The Hill Academy is an independent school in Ontario, Canada, for student athletes in Grades K -12/PG with a focus on hockey, lacrosse and golf. It is co-ed, and serves grades K-12.

==History==
The Hill Academy was founded in 2006 by the Merrill family, for “dedicated student-athletes.”

In 2006 it had 16 student-athletes and held classes at a conference center in Orangeville, Ontario, north-west of Toronto. By 2017 it relocated to three houses in the village of Kleinburg. The 24 students practiced at a community park, and trained at a local gym. In 2010 it had 85 students.

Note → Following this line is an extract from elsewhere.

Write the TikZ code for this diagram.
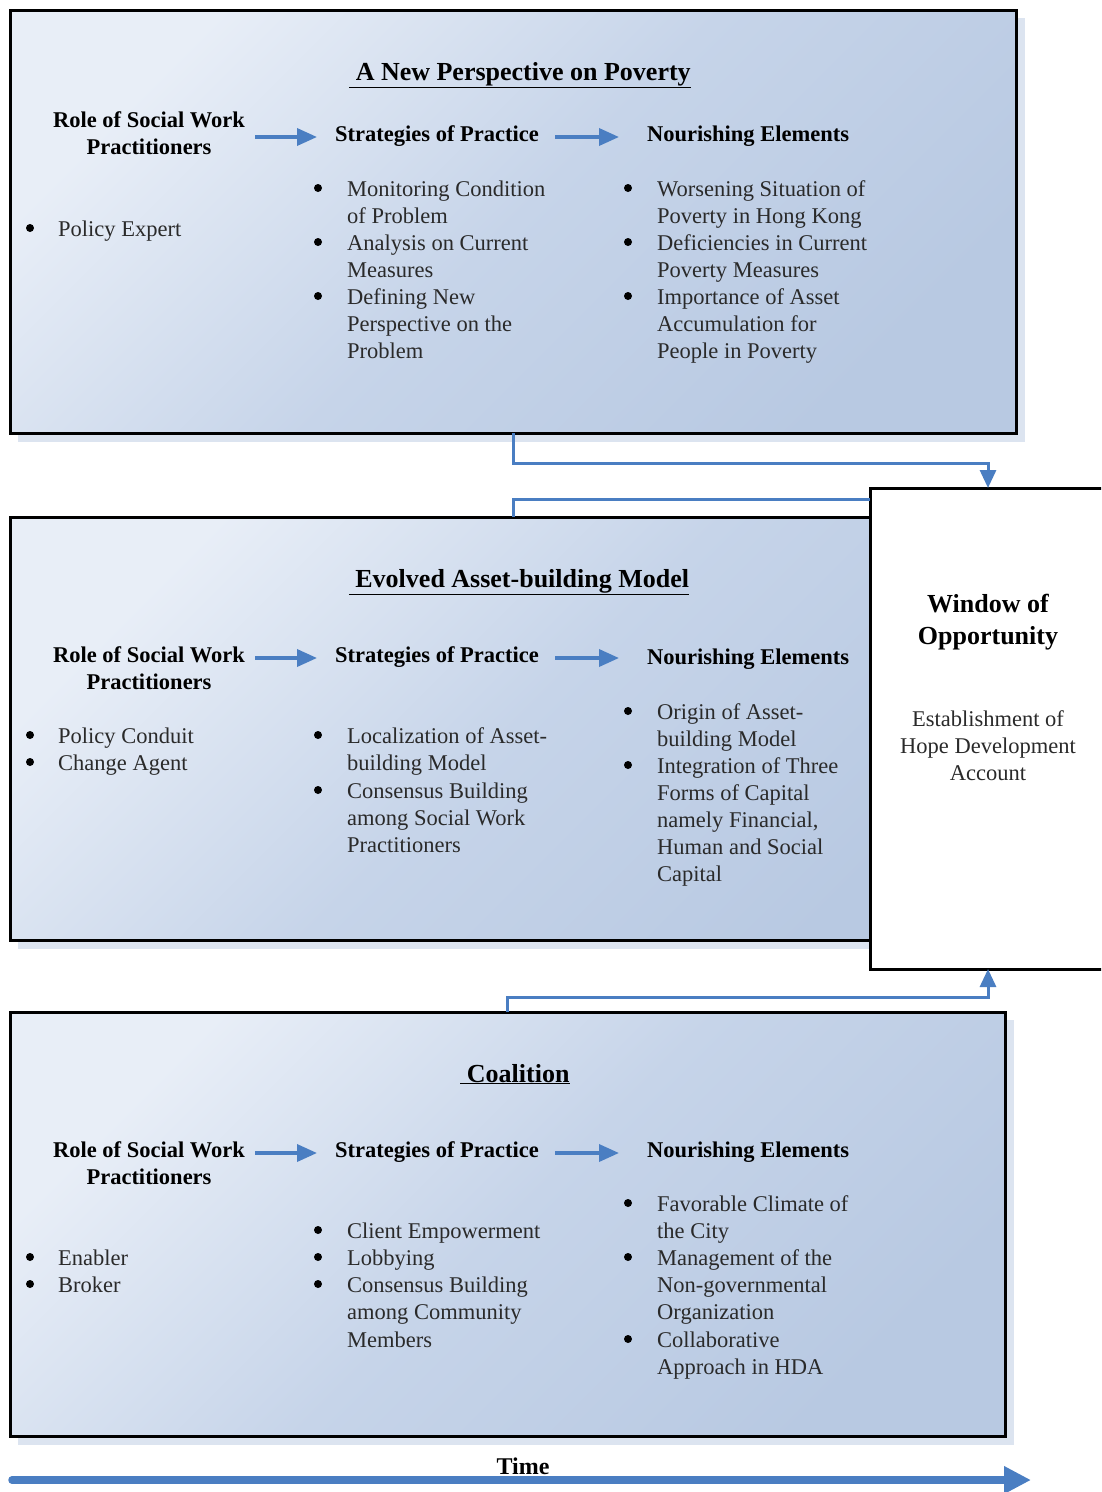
\documentclass[tikz,border=0pt]{standalone}
\usepackage{fontspec}
\setmainfont{Liberation Serif}
\usetikzlibrary{arrows.meta,calc}
\definecolor{pl}{HTML}{E8EEF7}
\definecolor{pm}{HTML}{C6D4E9}
\definecolor{pd}{HTML}{B8C9E2}
\definecolor{shc}{HTML}{DCE4F0}
\definecolor{arr}{HTML}{4A7EC2}
\definecolor{bodyc}{HTML}{2A2A2A}
\newcommand\tln[4]{\node[txt] (#1) at (#2,#3) {#4};}
\newcommand\bpt[3]{\node[bul] (#1) at (#2,{#3-8}) {};}
\begin{document}
\begin{tikzpicture}[x=1pt,y=-1pt,
  txt/.style={anchor=base west, inner sep=0, text=bodyc, font=\fontsize{22.5}{27}\selectfont},
  bul/.style={circle, fill=black, draw=none, inner sep=0, minimum size=8pt},
  hd/.style={anchor=base, inner sep=0, font=\fontsize{22.5}{27}\selectfont\bfseries},
  hdl/.style={anchor=base west, inner sep=0, font=\fontsize{22.5}{27}\selectfont\bfseries},
  ttl/.style={anchor=base, inner sep=0, font=\fontsize{26}{30}\selectfont\bfseries},
  wtx/.style={anchor=base, inner sep=0, text=bodyc, font=\fontsize{22.5}{27}\selectfont},
  panel/.style={draw=black, line width=3pt, top color=pl, bottom color=pd, middle color=pm, shading angle=45, inner sep=0, outer sep=0, anchor=north west},
  shadowbox/.style={fill=shc, draw=none},
  colarr/.style={draw=arr, line width=3.5pt, -{Triangle[length=20pt,width=17pt]}},
  conn/.style={draw=arr, line width=3pt, -{Triangle[length=18pt,width=16pt]}},
  connplain/.style={draw=arr, line width=3pt},
  timearr/.style={draw=arr, line width=7.5pt, -{Triangle[length=27pt,width=26pt]}}
]
\useasboundingbox (0,0) rectangle (1101,1492);
\clip (0,0) rectangle (1101,1492);
\fill[white] (0,0) rectangle (1101,1492);

% shadows
\fill[shadowbox] (18,18) rectangle (1025,442);
\fill[shadowbox] (18,525) rectangle (1025,949);
\fill[shadowbox] (18,1020) rectangle (1014,1445);

% panels
\node[panel, minimum width=1006pt, minimum height=423pt] (box1) at (10,10) {};
\node[panel, minimum width=1006pt, minimum height=423pt] (box2) at (10,517) {};
\node[panel, minimum width=995pt, minimum height=424pt] (box3) at (10,1012) {};
\node[draw=black, line width=3pt, fill=white, inner sep=0, outer sep=0, anchor=north west, minimum width=236pt, minimum height=481pt] (win) at (870,488) {};

% ---------- box 1 ----------
\node[ttl] (t1) at (520,80) {\underline{\ A New Perspective on Poverty}};
\node[hd] (r1a) at (149,127) {Role of Social Work};
\node[hd] (r1b) at (149,154) {Practitioners};
\node[hdl] (s1) at (335,141) {Strategies of Practice};
\node[hdl] (n1) at (647,141) {Nourishing Elements};
\coordinate (a1s) at (255,137); \coordinate (a1e) at (317,137);
\coordinate (a2s) at (555,137); \coordinate (a2e) at (619,137);
\draw[colarr] (a1s) -- (a1e);
\draw[colarr] (a2s) -- (a2e);
\bpt{b11}{30}{236}\tln{l11}{58}{236}{Policy Expert}
\bpt{b12}{318}{196}\tln{l12}{347}{196}{Monitoring Condition}
\tln{l13}{347}{223}{of Problem}
\bpt{b14}{318}{250}\tln{l14}{347}{250}{Analysis on Current}
\tln{l15}{347}{277}{Measures}
\bpt{b16}{318}{304}\tln{l16}{347}{304}{Defining New}
\tln{l17}{347}{331}{Perspective on the}
\tln{l18}{347}{358}{Problem}
\bpt{b19}{628}{196}\tln{l19}{657}{196}{Worsening Situation of}
\tln{l110}{657}{223}{Poverty in Hong Kong}
\bpt{b111}{628}{250}\tln{l111}{657}{250}{Deficiencies in Current}
\tln{l112}{657}{277}{Poverty Measures}
\bpt{b113}{628}{304}\tln{l113}{657}{304}{Importance of Asset}
\tln{l114}{657}{331}{Accumulation for}
\tln{l115}{657}{358}{People in Poverty}

% ---------- box 2 ----------
\node[ttl] (t2) at (519,587) {\underline{\ Evolved Asset-building Model}};
\node[hd] (r2a) at (149,662) {Role of Social Work};
\node[hd] (r2b) at (149,689) {Practitioners};
\node[hdl] (s2) at (335,662) {Strategies of Practice};
\node[hdl] (n2) at (647,664) {Nourishing Elements};
\coordinate (a3s) at (255,658); \coordinate (a3e) at (317,658);
\coordinate (a4s) at (555,658); \coordinate (a4e) at (619,658);
\draw[colarr] (a3s) -- (a3e);
\draw[colarr] (a4s) -- (a4e);
\bpt{b21}{30}{743}\tln{l21}{58}{743}{Policy Conduit}
\bpt{b22}{30}{770}\tln{l22}{58}{770}{Change Agent}
\bpt{b23}{318}{743}\tln{l23}{347}{743}{Localization of Asset-}
\tln{l24}{347}{770}{building Model}
\bpt{b25}{318}{798}\tln{l25}{347}{798}{Consensus Building}
\tln{l26}{347}{825}{among Social Work}
\tln{l27}{347}{852}{Practitioners}
\bpt{b28}{628}{719}\tln{l28}{657}{719}{Origin of Asset-}
\tln{l29}{657}{746}{building Model}
\bpt{b210}{628}{773}\tln{l210}{657}{773}{Integration of Three}
\tln{l211}{657}{800}{Forms of Capital}
\tln{l212}{657}{827}{namely Financial,}
\tln{l213}{657}{854}{Human and Social}
\tln{l214}{657}{881}{Capital}

% ---------- box 3 ----------
\node[ttl] (t3) at (515,1082) {\underline{\ Coalition}};
\node[hd] (r3a) at (149,1157) {Role of Social Work};
\node[hd] (r3b) at (149,1184) {Practitioners};
\node[hdl] (s3) at (335,1157) {Strategies of Practice};
\node[hdl] (n3) at (647,1157) {Nourishing Elements};
\coordinate (a5s) at (255,1153); \coordinate (a5e) at (317,1153);
\coordinate (a6s) at (555,1153); \coordinate (a6e) at (619,1153);
\draw[colarr] (a5s) -- (a5e);
\draw[colarr] (a6s) -- (a6e);
\bpt{b31}{30}{1265}\tln{l31}{58}{1265}{Enabler}
\bpt{b32}{30}{1292}\tln{l32}{58}{1292}{Broker}
\bpt{b33}{318}{1238}\tln{l33}{347}{1238}{Client Empowerment}
\bpt{b34}{318}{1265}\tln{l34}{347}{1265}{Lobbying}
\bpt{b35}{318}{1292}\tln{l35}{347}{1292}{Consensus Building}
\tln{l36}{347}{1319}{among Community}
\tln{l37}{347}{1347}{Members}
\bpt{b38}{628}{1211}\tln{l38}{657}{1211}{Favorable Climate of}
\tln{l39}{657}{1238}{the City}
\bpt{b310}{628}{1265}\tln{l310}{657}{1265}{Management of the}
\tln{l311}{657}{1292}{Non-governmental}
\tln{l312}{657}{1319}{Organization}
\bpt{b313}{628}{1347}\tln{l313}{657}{1347}{Collaborative}
\tln{l314}{657}{1374}{Approach in HDA}

% ---------- window ----------
\node[ttl] (w1) at (988,612) {Window of};
\node[ttl] (w2) at (988,644) {Opportunity};
\node[wtx] (w3) at (988,726) {Establishment of};
\node[wtx] (w4) at (988,753) {Hope Development};
\node[wtx] (w5) at (988,780) {Account};

% ---------- connectors ----------
\draw[conn] (box1.south) -- ++(0,30) -| (win.north);
\coordinate (c2end) at (870,499);
\draw[connplain] (box2.north) |- (c2end);
\draw[conn] (box3.north) -- ++(0,-15) -| (win.south);

% ---------- time ----------
\node[anchor=base, inner sep=0, font=\fontsize{24}{28}\selectfont\bfseries] (time) at (523,1474) {Time};
\coordinate (t0) at (12,1480);
\coordinate (t1e) at (1031,1480);
\draw[timearr, line cap=round] (t0) -- (t1e);
\end{tikzpicture}
\end{document}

In 2016 Hill Academy had 185 student-athletes divided among four lacrosse teams—three boys’ and one girls’—and three hockey teams. Their classrooms were located next to the Vaughan Sports Village in Vaughan, Ontario. They were ranked the world’s No. 1 high school lacrosse team.

In September 2020 The Hill Academy moved into its new campus on the 134-acre former SGI Canada Caledon Centre for Culture and Education near Alton in Caledon, Ontario. The campus has a turf field named in Honour of former student-athlete Jamieson Kuhlmann - The Jamieson Kuhlmann Legacy Field.

==Curriculum==
The Hill Academy offers a curriculum to student-athletes in grades K -12. It also offers a post-graduate year called "The Breakaway Year," with a stated goal of raising the profile of student-athletes in order to open doors for their future.

==Staff==
Peter Merrill is Founder of The Hill Academy. Christy Flynn is the Director, Academics, and Tory Merrill is the Principal. The school has a sports scientist on staff, professional coaches, and academic faculty.